The Development of Islamic Finance in the UK

Introduction

Most of the growth of Islamic finance in the UK has taken place over the last five years. But the existence of Shari’a-compliant transactions in London’s financial markets dates back to the 1980s. Commodity murabaha1 type transactions through the London Metal Exchange were used, in significant volumes, to give liquidity to Middle Eastern institutions and other investors that fostered the development of a wholesale market in the UK. This did not, however, cater for retail Muslim consumers, as the products developed at the time were aimed exclusively at wholesale and high-net-worth investors. These products were relatively uncomplicated in structure and fell outside the scope of the regulators.

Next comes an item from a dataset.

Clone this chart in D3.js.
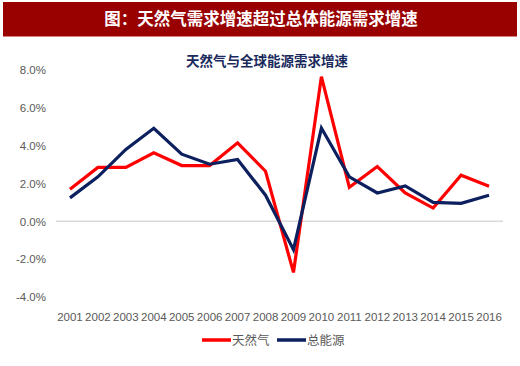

Retail Islamic products first appeared in the UK in the 1990s, but only on a very limited scale. A few banks from the Middle East and South East Asia began to offer simple products, such as home finance. However, these compared unfavourably with their conventional equivalents in several respects, including their generally uncompetitive pricing. Most of these

products did not fall within the regulatory framework, so consumers did not have the same protection as other consumers; for example, the availability of the Financial Ombudsman Service and the possibility of redress from the Financial Services Compensation Scheme. The growth of the retail market remained slow throughout the 1990s and early 2000s.

Much has changed since then; both on the wholesale and the retail side, the quality of products has improved, a wider range of products has become available, and more players have entered the market. Today, London is seen by many firms, including Islamic as well as non-Islamic, as an increasingly important global centre for Islamic finance.